# [TASK STATEMENT]
The listing below begins with the first line you should copy; stop after the line containing "plt_data = pd.concat(frames, ignore_index=True)", and drop every picture.

# [SOURCE EXCERPT]
* BEGIN *

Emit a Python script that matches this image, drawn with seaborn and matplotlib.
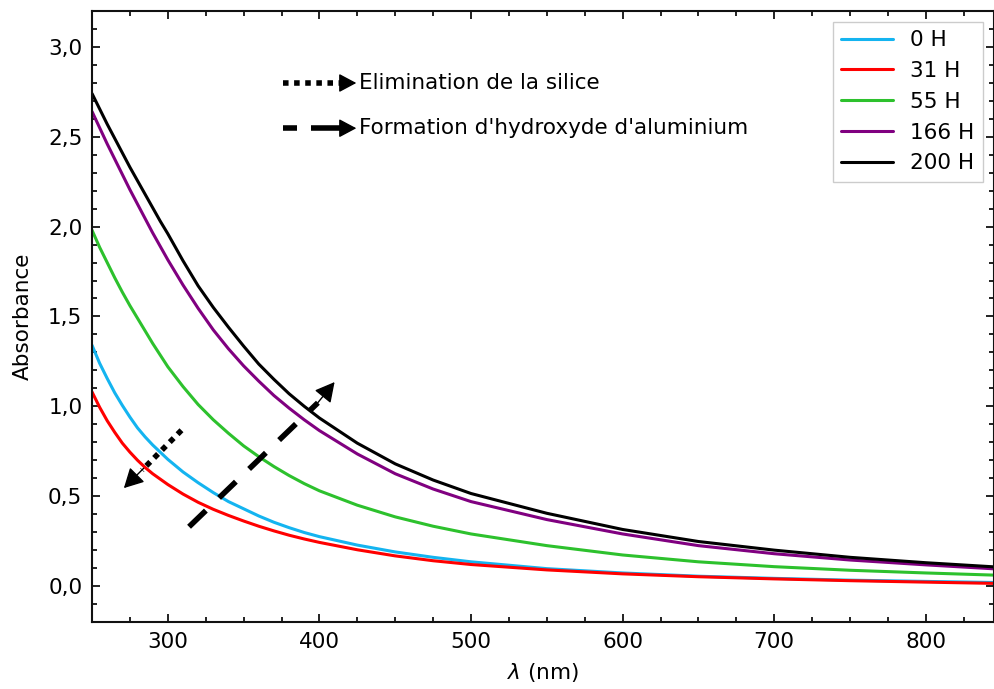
import matplotlib
matplotlib.use('AGG')
import matplotlib.pyplot as plt
from matplotlib.ticker import MultipleLocator, FuncFormatter
import pandas as pd
import seaborn as sns

##################################################################################
# data
##################################################################################
wavelength = [250, 255, 260, 265, 270, 275, 280, 285, 290, 295, 300, 310, 320,
              330, 340, 350, 360, 370, 380, 390, 400, 425, 450, 475, 500, 550,
              600, 650, 700, 750, 800, 845]

abs_0h = [1.34, 1.24, 1.155, 1.075, 1.005, 0.94, 0.88, 0.83, 0.785, 0.745,
          0.705, 0.635, 0.575, 0.52, 0.47, 0.43, 0.39, 0.355, 0.325, 0.298,
          0.275, 0.228, 0.19, 0.16, 0.135, 0.097, 0.073, 0.055, 0.043, 0.033,
          0.026, 0.02]
abs_31h = [1.08, 0.995, 0.92, 0.855, 0.795, 0.745, 0.70, 0.66, 0.625, 0.595,
           0.565, 0.512, 0.466, 0.427, 0.393, 0.362, 0.333, 0.307, 0.283,
           0.262, 0.243, 0.202, 0.168, 0.141, 0.12, 0.09, 0.068, 0.052, 0.04,
           0.03, 0.022, 0.015]
abs_55h = [1.98, 1.885, 1.80, 1.715, 1.635, 1.56, 1.49, 1.42, 1.35, 1.285,
           1.22, 1.11, 1.01, 0.925, 0.85, 0.78, 0.72, 0.665, 0.615, 0.57,
           0.53, 0.45, 0.385, 0.333, 0.29, 0.225, 0.173, 0.135, 0.108, 0.088,
           0.073, 0.061]
abs_166h = [2.64, 2.55, 2.46, 2.375, 2.29, 2.205, 2.125, 2.045, 1.965, 1.89,
            1.815, 1.675, 1.545, 1.425, 1.32, 1.225, 1.14, 1.06, 0.99, 0.925,
            0.865, 0.735, 0.625, 0.54, 0.47, 0.37, 0.29, 0.225, 0.18, 0.145,
            0.118, 0.096]
abs_200h = [2.74, 2.655, 2.57, 2.49, 2.41, 2.33, 2.255, 2.18, 2.105, 2.03,
            1.96, 1.81, 1.67, 1.55, 1.44, 1.335, 1.235, 1.15, 1.07, 1.0,
            0.935, 0.795, 0.68, 0.59, 0.515, 0.405, 0.315, 0.248, 0.20, 0.16,
            0.13, 0.107]

labels = ['0 H', '31 H', '55 H', '166 H', '200 H']
colors = ['#14b4f0', '#ff0000', '#2dc12d', '#800080', '#000000']

# build long table for seaborn
frames = []
for lab, vals in zip(labels, [abs_0h, abs_31h, abs_55h, abs_166h, abs_200h]):
    frames.append(pd.DataFrame({'wl': wavelength, 'A': vals, 'serie': lab}))
plt_data = pd.concat(frames, ignore_index=True)

##################################################################################
# plotting
##################################################################################
sns.set_style('ticks')
plt.rcParams['font.family'] = ['DejaVu Sans']
plt.rcParams['text.color'] = 'black'
plt.rcParams['axes.labelcolor'] = 'black'
plt.rcParams['xtick.color'] = 'black'
plt.rcParams['ytick.color'] = 'black'

fig = plt.figure(figsize=(9.95, 6.89), dpi=100)
ax = fig.add_axes([0.0925, 0.0972, 0.9065, 0.887])

sns.lineplot(data=plt_data, x='wl', y='A', hue='serie', hue_order=labels,
             palette=colors, linewidth=2.2, ax=ax)

ax.set_xlim(250, 845)
ax.set_ylim(-0.2, 3.2)

ax.xaxis.set_major_locator(MultipleLocator(100))
ax.xaxis.set_minor_locator(MultipleLocator(25))
ax.yaxis.set_major_locator(MultipleLocator(0.5))
ax.yaxis.set_minor_locator(MultipleLocator(0.1))
ax.yaxis.set_major_formatter(FuncFormatter(lambda v, p: f'{v:.1f}'.replace('.', ',')))

ax.tick_params(which='both', direction='in', top=True, right=True,
               labelsize=15.5, width=1.3, color='#111111', pad=7)
ax.tick_params(which='major', length=6)
ax.tick_params(which='minor', length=3.5)
for sp in ax.spines.values():
    sp.set_linewidth(1.5)
    sp.set_color('#111111')

ax.set_xlabel(r'$\lambda$ (nm)', fontsize=15.5, labelpad=7)
ax.set_ylabel('Absorbance', fontsize=15.5, labelpad=11)

leg = ax.legend(loc='upper right', fontsize=15.5, handlelength=2.4,
                fancybox=False, framealpha=1, edgecolor='#cccccc')
for ln in leg.get_lines():
    ln.set_linewidth(2.2)

head = '-|>,head_length=0.6,head_width=0.32'

# arrows inside the plot
ax.plot([309, 283], [0.867, 0.645], color='k', lw=4, dashes=(1, 1),
        dash_capstyle='butt')
ax.annotate('', xy=(271, 0.545), xytext=(284, 0.655),
            arrowprops=dict(arrowstyle=head, color='k', lw=1,
                            mutation_scale=20, shrinkA=0, shrinkB=0))
ax.plot([314, 399], [0.33, 1.02], color='k', lw=4, dashes=(4.2, 3.3),
        dash_capstyle='butt')
ax.annotate('', xy=(410, 1.135), xytext=(397, 1.0),
            arrowprops=dict(arrowstyle=head, color='k', lw=1,
                            mutation_scale=20, shrinkA=0, shrinkB=0))

# small legend for the arrows
tr = ax.transAxes
ax.plot([0.212, 0.279], [0.882, 0.882], transform=tr, color='k', lw=4,
        dashes=(1, 1), dash_capstyle='butt')
ax.annotate('', xy=(0.293, 0.882), xytext=(0.276, 0.882), xycoords=tr, textcoords=tr,
            arrowprops=dict(arrowstyle=head, color='k', lw=1,
                            mutation_scale=18, shrinkA=0, shrinkB=0))
ax.plot([0.212, 0.227], [0.808, 0.808], transform=tr, color='k', lw=4,
        solid_capstyle='butt')
ax.plot([0.243, 0.279], [0.808, 0.808], transform=tr, color='k', lw=4,
        solid_capstyle='butt')
ax.annotate('', xy=(0.293, 0.808), xytext=(0.276, 0.808), xycoords=tr, textcoords=tr,
            arrowprops=dict(arrowstyle=head, color='k', lw=1,
                            mutation_scale=18, shrinkA=0, shrinkB=0))
ax.text(0.296, 0.882, 'Elimination de la silice', transform=tr, fontsize=15.5,
        va='center', ha='left')
ax.text(0.296, 0.808, "Formation d'hydroxyde d'aluminium", transform=tr,
        fontsize=15.5, va='center', ha='left')

plt.savefig('out.png', dpi=100)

* END *

# [CORRECT ANSWER]
Emit a Python script that matches this image, drawn with seaborn and matplotlib.
import matplotlib
matplotlib.use('AGG')
import matplotlib.pyplot as plt
from matplotlib.ticker import MultipleLocator, FuncFormatter
import pandas as pd
import seaborn as sns

##################################################################################
# data
##################################################################################
wavelength = [250, 255, 260, 265, 270, 275, 280, 285, 290, 295, 300, 310, 320,
              330, 340, 350, 360, 370, 380, 390, 400, 425, 450, 475, 500, 550,
              600, 650, 700, 750, 800, 845]

abs_0h = [1.34, 1.24, 1.155, 1.075, 1.005, 0.94, 0.88, 0.83, 0.785, 0.745,
          0.705, 0.635, 0.575, 0.52, 0.47, 0.43, 0.39, 0.355, 0.325, 0.298,
          0.275, 0.228, 0.19, 0.16, 0.135, 0.097, 0.073, 0.055, 0.043, 0.033,
          0.026, 0.02]
abs_31h = [1.08, 0.995, 0.92, 0.855, 0.795, 0.745, 0.70, 0.66, 0.625, 0.595,
           0.565, 0.512, 0.466, 0.427, 0.393, 0.362, 0.333, 0.307, 0.283,
           0.262, 0.243, 0.202, 0.168, 0.141, 0.12, 0.09, 0.068, 0.052, 0.04,
           0.03, 0.022, 0.015]
abs_55h = [1.98, 1.885, 1.80, 1.715, 1.635, 1.56, 1.49, 1.42, 1.35, 1.285,
           1.22, 1.11, 1.01, 0.925, 0.85, 0.78, 0.72, 0.665, 0.615, 0.57,
           0.53, 0.45, 0.385, 0.333, 0.29, 0.225, 0.173, 0.135, 0.108, 0.088,
           0.073, 0.061]
abs_166h = [2.64, 2.55, 2.46, 2.375, 2.29, 2.205, 2.125, 2.045, 1.965, 1.89,
            1.815, 1.675, 1.545, 1.425, 1.32, 1.225, 1.14, 1.06, 0.99, 0.925,
            0.865, 0.735, 0.625, 0.54, 0.47, 0.37, 0.29, 0.225, 0.18, 0.145,
            0.118, 0.096]
abs_200h = [2.74, 2.655, 2.57, 2.49, 2.41, 2.33, 2.255, 2.18, 2.105, 2.03,
            1.96, 1.81, 1.67, 1.55, 1.44, 1.335, 1.235, 1.15, 1.07, 1.0,
            0.935, 0.795, 0.68, 0.59, 0.515, 0.405, 0.315, 0.248, 0.20, 0.16,
            0.13, 0.107]

labels = ['0 H', '31 H', '55 H', '166 H', '200 H']
colors = ['#14b4f0', '#ff0000', '#2dc12d', '#800080', '#000000']

# build long table for seaborn
frames = []
for lab, vals in zip(labels, [abs_0h, abs_31h, abs_55h, abs_166h, abs_200h]):
    frames.append(pd.DataFrame({'wl': wavelength, 'A': vals, 'serie': lab}))
plt_data = pd.concat(frames, ignore_index=True)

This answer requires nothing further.